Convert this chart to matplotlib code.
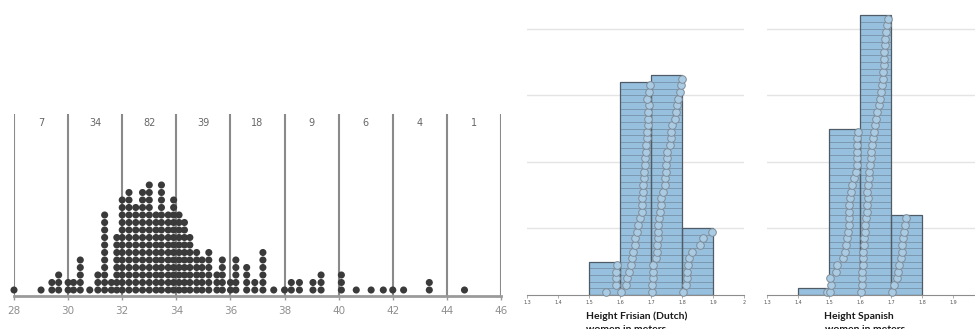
==
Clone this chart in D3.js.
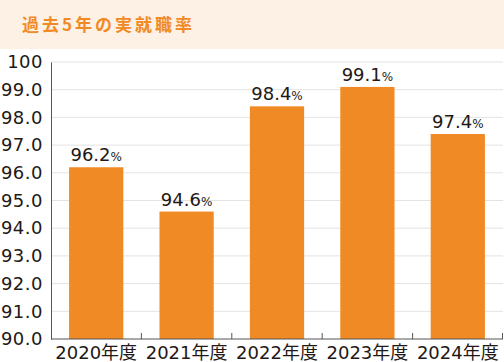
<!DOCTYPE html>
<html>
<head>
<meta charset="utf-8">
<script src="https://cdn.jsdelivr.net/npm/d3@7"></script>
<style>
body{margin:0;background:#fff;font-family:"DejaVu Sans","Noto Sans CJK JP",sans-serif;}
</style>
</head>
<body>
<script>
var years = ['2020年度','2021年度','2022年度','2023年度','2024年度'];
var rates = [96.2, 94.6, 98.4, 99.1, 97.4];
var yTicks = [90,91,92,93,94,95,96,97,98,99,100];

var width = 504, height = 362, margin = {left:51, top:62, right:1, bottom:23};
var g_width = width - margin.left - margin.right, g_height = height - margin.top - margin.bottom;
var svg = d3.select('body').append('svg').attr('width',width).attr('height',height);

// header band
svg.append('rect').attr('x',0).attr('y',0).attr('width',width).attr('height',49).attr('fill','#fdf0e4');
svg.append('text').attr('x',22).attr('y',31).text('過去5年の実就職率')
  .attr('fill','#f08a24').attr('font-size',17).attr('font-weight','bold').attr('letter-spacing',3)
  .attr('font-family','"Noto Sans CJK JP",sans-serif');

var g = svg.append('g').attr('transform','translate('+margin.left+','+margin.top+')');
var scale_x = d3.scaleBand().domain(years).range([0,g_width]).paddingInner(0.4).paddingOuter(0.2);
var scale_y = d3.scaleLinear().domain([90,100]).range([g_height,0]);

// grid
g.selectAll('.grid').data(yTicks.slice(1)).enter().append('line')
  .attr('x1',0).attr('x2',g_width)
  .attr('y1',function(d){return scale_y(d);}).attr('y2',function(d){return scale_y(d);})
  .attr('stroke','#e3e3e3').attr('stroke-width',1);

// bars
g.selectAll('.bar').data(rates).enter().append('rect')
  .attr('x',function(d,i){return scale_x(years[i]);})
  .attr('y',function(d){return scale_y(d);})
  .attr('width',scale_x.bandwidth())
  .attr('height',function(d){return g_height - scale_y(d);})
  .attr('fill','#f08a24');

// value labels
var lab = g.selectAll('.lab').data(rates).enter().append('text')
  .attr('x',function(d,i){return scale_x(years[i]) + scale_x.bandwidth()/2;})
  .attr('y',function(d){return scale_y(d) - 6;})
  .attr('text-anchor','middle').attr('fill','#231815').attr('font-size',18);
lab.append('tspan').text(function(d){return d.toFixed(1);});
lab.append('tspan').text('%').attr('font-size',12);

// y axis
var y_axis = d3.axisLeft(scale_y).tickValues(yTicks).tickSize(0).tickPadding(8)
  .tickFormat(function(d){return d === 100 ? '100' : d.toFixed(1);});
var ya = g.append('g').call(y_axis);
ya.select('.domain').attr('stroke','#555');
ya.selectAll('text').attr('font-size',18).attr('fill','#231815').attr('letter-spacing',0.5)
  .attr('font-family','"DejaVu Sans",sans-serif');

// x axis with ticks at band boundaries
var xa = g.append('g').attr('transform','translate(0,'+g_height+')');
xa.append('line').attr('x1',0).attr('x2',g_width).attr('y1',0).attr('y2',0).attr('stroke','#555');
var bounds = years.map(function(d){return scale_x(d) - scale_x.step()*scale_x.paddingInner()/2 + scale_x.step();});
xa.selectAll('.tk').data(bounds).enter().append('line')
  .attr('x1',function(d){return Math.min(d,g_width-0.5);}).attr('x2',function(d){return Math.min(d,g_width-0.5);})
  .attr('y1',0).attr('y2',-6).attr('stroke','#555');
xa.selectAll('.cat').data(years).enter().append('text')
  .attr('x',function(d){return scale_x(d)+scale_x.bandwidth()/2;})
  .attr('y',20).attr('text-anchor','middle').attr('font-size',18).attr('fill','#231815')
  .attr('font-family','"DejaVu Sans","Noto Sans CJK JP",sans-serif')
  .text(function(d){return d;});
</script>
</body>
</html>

**Aim of the task**
Go through the records and pull out each line that includes the word "chart".

**Response**
Convert this chart to matplotlib code.
Clone this chart in D3.js.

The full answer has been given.